La voilà, précisément, cette mélodie de l’Opus 7 (1870-1877 ; création à Paris, le 11 janvier 1879) d’après un poème anonyme italien qu’adapta en français le baryton et poète parisien Romain Bussine (1830-1899). La première impression n’est pas des meilleures : si la tendresse pianistique est plus que probante, le soprano Marion Tassou [lire nos chroniques de Gloria, Snowdrift, Goethe-Lieder, L’île du rêve, Bouchara, Die Zauberflöte, Parsifal et Le Grand Macabre] accuse une carence dictionnelle certaine qui vient desservir la perception de l’œuvre et entacher celle de la qualité du timbre vocal. Le problème persiste dans Paradis, Prima verba et Les roses ardentes, trois poèmes du symboliste gantois Charles Van Lerberghe (1861-1907) qui forment La chanson d’Ève Op.95 (1906-1910 ; création des deux premiers volets à Londres, le 18 mars 1908, puis du troisième le 26 mai 1909 à Paris). Les consonnes sont cruellement absentes, ce qui flatte la trajectoire et impressionne mais désarticule considérablement le chant, à l’instar de celui du soprano Angèle Chemin, mardi dernier dans les Fünf Lieder nach Georg Trakl de Gualtiero Dazzi [lire notre chronique du 23 janvier 2023] : de même qu’on pouvait alors rester ignorant du fait que la chanteuse s’exprimait en langue allemande, on n’entend rien de français ce soir. C’est dans le somptueux phrasé de la pianiste que l’oreille va chercher donc son plaisir, qui n’est point déçu.

C’est à la compositrice biélorusse Oxana Omelchuk (née en 1975) que L’Instant donné et la Philharmonie ont passé commande d’une nouvelle œuvre, donnée aujourd’hui en création mondiale. Elle est écrite pour flûte (Mayu Sato-Brémaud), clarinette, harpe (Esther Kubiez-Davoust), piano, percussion (Maxime Echardour), violon (Saori Furukawa), alto (Elsa Balas) et violoncelle ; elle s’intitule Radiophonie intérieure (2023). « À la différence de Rimbaud ou de Debussy, Fauré n’appelle pas à des innovations révolutionnaires : il s’efforce plutôt de suivre la voie, admirable et périlleuse, d’une tradition qui s’est fourvoyée », confie l’auteure (brochure de salle) qui fait aussi ce vœux : « Peut-être parviendrai-je à rêver une pièce inconnue de Fauré ? ». À travers la typicité bien reconnaissable de certains gestes personnels de son grand aîné français, Omelchuk atteint une déconstruction fascinante de l’ipséité fauréenne, un à-la-manière-de… Derrida en musique, pour ainsi dire, dont la séduisante souplesse, quintessentielle, mène à une danse râpeuse conclue dans un statisme à l’aura quasi spectrale.

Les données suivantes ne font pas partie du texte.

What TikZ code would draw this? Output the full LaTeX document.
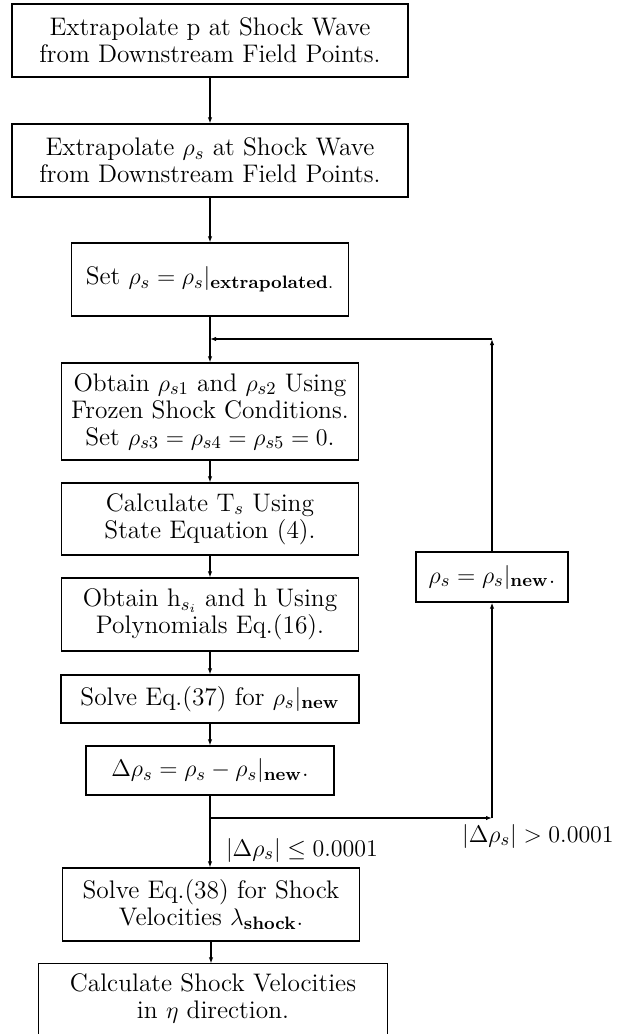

Après le très bref et volatil Sérigraphie : Prélude 1, d’après le Prélude en ut# mineur Op.103 n°2 de Fauré – ce dernier est presque une étude pour l’exécution des mordants ! – pour flûte, clarinette, piano, percussion, violon et violoncelle de Johannes Schöllhorn (né en 1962) (2017 ; création à Berlin le 19 novembre 2017 par Manuel Nawri à la tête du Safraan Ensemble), dans un effleurement joueur, nous découvrons Fauré à Lugano, composé pour voix, flûte, clarinette, piano, harpe, percussion, violon, alto et violoncelle en 2021 et 2022 par Gérard Pesson puis créé dans son entièreté par Marion Tassou et L’Instant donné, le 10 février 2022 à la Marbrerie de Montreuil. Le titre précise d’après Gabriel Fauré sur des poèmes de Charles Van Lerberghe et un texte original de Mathieu Nuss. Convoquant la harpe de la châtelaine, le musicien parcourt le cycle mélodique Le jardin clos Op.106, la Barcarolle de l’Opus 104, trois des neuf Préludes Op.103, enfin La chanson d’Ève précédemment entendue, toutes pages réalisées entre 1904 et 1914 dans son style tardif – « œuvres profondes, à la fois sereines et inquiètes, vibrantes, clarifiées et nues, conçues devant une vue superbe, véritable Ithaque helvétique, là où allait s’écrire Pénélope, entre les papiers modern style de sa chambre et sur le pompeux piano Érard qu’on y avait fait placer », décrit encore Pesson (même source). « J’ai conçu une suite de neuf pièces pour voix et ensemble […]. La grande œuvre luganaise, Pénélope, est évoquée dans le dernier numéro, à partir d’un texte écrit spécialement pour cette création par le poète français Mathieu Nuss […]. J’ai glissé aussi […] l’évocation fugitive d’un chant anarchiste bien connu des Luganais, Addio Lugano Bella ». Alternant balancement hypnotique, lyrisme encore romantique, chuchotement chaloupé, sifflements et même quelques insolites (le cordier du piano s’improvise guitare, une cithare égrappe l’écho des cloches-tubes, etc.), cet opus est caractérisé par son extrême raffinement où la vocalité est positivement contrariée, donc renouvelée. Après une invasion des gongs, nous y goûtons encore un frémissement d’élytres fiévreux par nuit de solstice. Fauré à Lugano s’achève dans une fausse sérénité contemplative qui se pourrait bien apparenter à la profonde et incurable mélancolie.